Pocas personas (por no decir ninguna) pueden decir que disfrutaran la primera vez que dieron su primer trago de cerveza. Es un hecho más que claro que su sabor amargo resulta desagradable en un inicio, aunque aquellos que deciden persistir en el intento a menudo terminen volviéndose verdaderos amantes de esta espumosa bebida. ¿La razón? Evolución y genética, dos de los dos grandes pilares que nos definen como seres humanos independientes y, en este caso, con gustos bastante peculiares.

La inmensa mayoría de sustancias tóxicas conocidas tienen un sabor amargo. Por eso, un gran número de seres vivos han evolucionado para que este sabor les cause repulsión, eliminando la posibilidad de ingerir totalmente el veneno. Aunque la cerveza no es venenosa -más allá de los efectos perjudiciales del alcohol-, uno de sus componentes principales es el lúpulo, una planta de la familia de las cannabáceas que presenta un característico sabor amargo.

Los seres humanos estamos especialmente bien dotados para detectar este sabor, gracias a la presencia de 25 receptores de la familia TAS2R. Por este motivo, la primera reacción al saborear la cerveza es una aversión que invita a pedir otra bebida.

Cuestión de tiempo

La primera sensación es un factor común a prácticamente todos los seres humanos. Sin embargo, después de ese momento la reacción entre diferentes individuos cambia bastante. Y es que, mientras que muchos son incapaces de tomar una entera por muchos intentos que hagan a lo largo de su vida, otros se vuelven poco a poco más receptivos, llegando a disfrutar verdaderamente bebiéndola.

La razón, como en tantos otros casos, está en los genes. De hecho, según un estudio publicado en 2017 en Scientific Reports, uno de estos 25 receptores presenta 17 variantes genéticas diferentes, que pueden generar reacciones muy distintas al contacto con sustancias amargas.

Concretamente una de estas variaciones, conocidas como polimorfismos, genera en quién la tiene una sensibilidad mucho menor a los glucósidos, que son precisamente las moléculas que le confieren al lúpulo su sabor amargo. Además, esta variante también se relaciona con la dependencia del alcohol, por lo que se podría retroalimentar la persistencia de algunas personas a la hora de consumir la cerveza.

Precisamente, el alcohol sería también el responsable de que poco a poco algunos individuos pasen de odiar la cerveza a disfrutarla, ya que, en mayor o menor medida, el alcohol genera una sensación de placer que conlleva que muchas personas disfruten consumiéndolo y, en el peor de los casos, incluso se vuelvan adictas. Además, después de que las primeras veces su ingesta no cause ningún daño, más allá de una posible resaca, se deja de asociar su sabor con algo potencialmente peligroso.

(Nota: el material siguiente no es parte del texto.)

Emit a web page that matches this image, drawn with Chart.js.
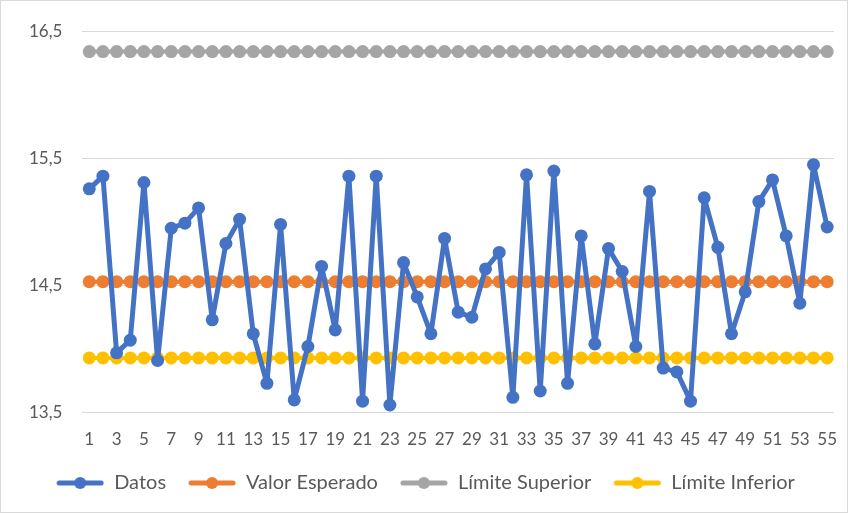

También se puede disimular

Nuestro cerebro no es tonto, pero a veces se puede engañar un poco. Por eso, hay quién consume la cerveza junto a otros alimentos muy dulces o salados, de modo que estos sabores camuflen en cierto modo su amargor. Esto se hace también con otras bebidas, como el tequila, que suele consumirse junto a un poco de sal y limón.

Ni qué decir tiene que no hay por qué recurrir a estas sustancias; pues, si bien la cerveza no es un veneno mortal, el alcohol que contiene nos puede causar efectos muy perjudiciales a largo plazo. Siempre la opción más sana será no consumir nada de alcohol; pero si lo hacemos, ya sabemos por qué en el caso de la cerveza se necesita todo un proceso de aprendizaje para lograrlo.